• [THE PROBLEM] Retype the lines beneath this one, from the first through the line containing "import * as". Pictures are left out.

• [DATA SHOWN]
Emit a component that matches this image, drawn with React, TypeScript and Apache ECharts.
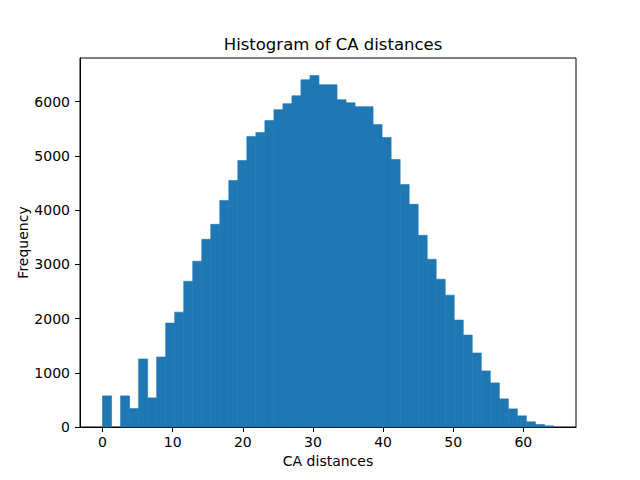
import React, { useEffect, useRef } from "react";
import * as echarts from "echarts";

// Histogram of CA distances: 50 bins starting at 0
const binStart = 0;
const binWidth = 1.286;
const counts = [
  574, 0, 574, 340, 1254, 537, 1291, 1916, 2118, 2688,
  3056, 3460, 3737, 4178, 4546, 4913, 5355, 5428, 5650, 5851,
  5962, 6108, 6403, 6480, 6311, 6311, 6036, 5980, 5907, 5907,
  5576, 5337, 4932, 4472, 4105, 3534, 3093, 2725, 2431, 1972,
  1695, 1365, 1034, 813, 519, 334, 206, 96, 46, 22,
];
const xTicks = [0, 10, 20, 30, 40, 50, 60];
const yTicks = [0, 1000, 2000, 3000, 4000, 5000, 6000];

const title = "Histogram of CA distances";
const xLabel = "CA distances";
const yLabel = "Frequency";

export default function App() {
  const ref = useRef<HTMLDivElement>(null);
  useEffect(() => {
    if (!ref.current) return;
    const chart = echarts.init(ref.current, null, { renderer: "svg" });
    const data = counts.map((c, i) => [
      binStart + i * binWidth,
      binStart + (i + 1) * binWidth,
      c,
    ]);
    const dataMin = binStart;
    const dataMax = binStart + counts.length * binWidth;
    const span = dataMax - dataMin;
    const yMax = Math.max(...counts) * 1.05;
    const font = "DejaVu Sans";
    chart.setOption({
      animation: false,
      title: {
        text: title,
        left: 328,
        top: 31,
        textAlign: "center",
        textStyle: { fontFamily: font, fontSize: 16.5, fontWeight: "normal", color: "#000" },
      },
      grid: {
        left: 80,
        right: 64,
        top: 58,
        bottom: 53,
        show: true,
        borderColor: "#000",
        borderWidth: 1,
        backgroundColor: "transparent",
      },
      xAxis: {
        type: "value",
        min: dataMin - span * 0.05,
        max: dataMax + span * 0.05,
        name: xLabel,
        nameLocation: "middle",
        nameGap: 27,
        nameMoveOverlap: false,
        nameTextStyle: { fontFamily: font, fontSize: 14, color: "#000" },
        splitLine: { show: false },
        axisLine: { show: true, onZero: false, lineStyle: { color: "#000", width: 1 } },
        axisTick: { show: true, inside: false, length: 5, lineStyle: { color: "#000" }, customValues: xTicks },
        axisLabel: { fontFamily: font, fontSize: 14, color: "#000", margin: 8, customValues: xTicks },
      },
      yAxis: {
        type: "value",
        min: 0,
        max: yMax,
        name: yLabel,
        nameLocation: "middle",
        nameRotate: 90,
        nameGap: 50,
        nameMoveOverlap: false,
        nameTextStyle: { fontFamily: font, fontSize: 14, color: "#000" },
        splitLine: { show: false },
        axisLine: { show: true, onZero: false, lineStyle: { color: "#000", width: 1 } },
        axisTick: { show: true, inside: false, length: 5, lineStyle: { color: "#000" }, customValues: yTicks },
        axisLabel: {
          fontFamily: font,
          fontSize: 14,
          color: "#000",
          margin: 10,
          customValues: yTicks,
          formatter: (v: number) => String(Math.round(v)),
        },
      },
      series: [
        {
          type: "custom",
          data,
          encode: { x: [0, 1], y: 2 },
          renderItem: (params: any, api: any) => {
            const x0 = api.value(0);
            const x1 = api.value(1);
            const v = api.value(2);
            if (!v) return null;
            const p0 = api.coord([x0, v]);
            const p1 = api.coord([x1, 0]);
            return {
              type: "rect",
              shape: { x: p0[0], y: p0[1], width: p1[0] - p0[0], height: p1[1] - p0[1] },
              style: { fill: "#1f77b4", stroke: "#1f77b4", lineWidth: 0.6 },
            };
          },
        },
      ],
    });
    return () => chart.dispose();
  }, []);
  return (
    <div
      ref={ref}
      style={{ position: "fixed", left: 0, top: 0, width: 640, height: 480, background: "#fff" }}
    />
  );
}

• [REPLY TO THE TASK]
Emit a component that matches this image, drawn with React, TypeScript and Apache ECharts.
import React, { useEffect, useRef } from "react";
import * as echarts from "echarts";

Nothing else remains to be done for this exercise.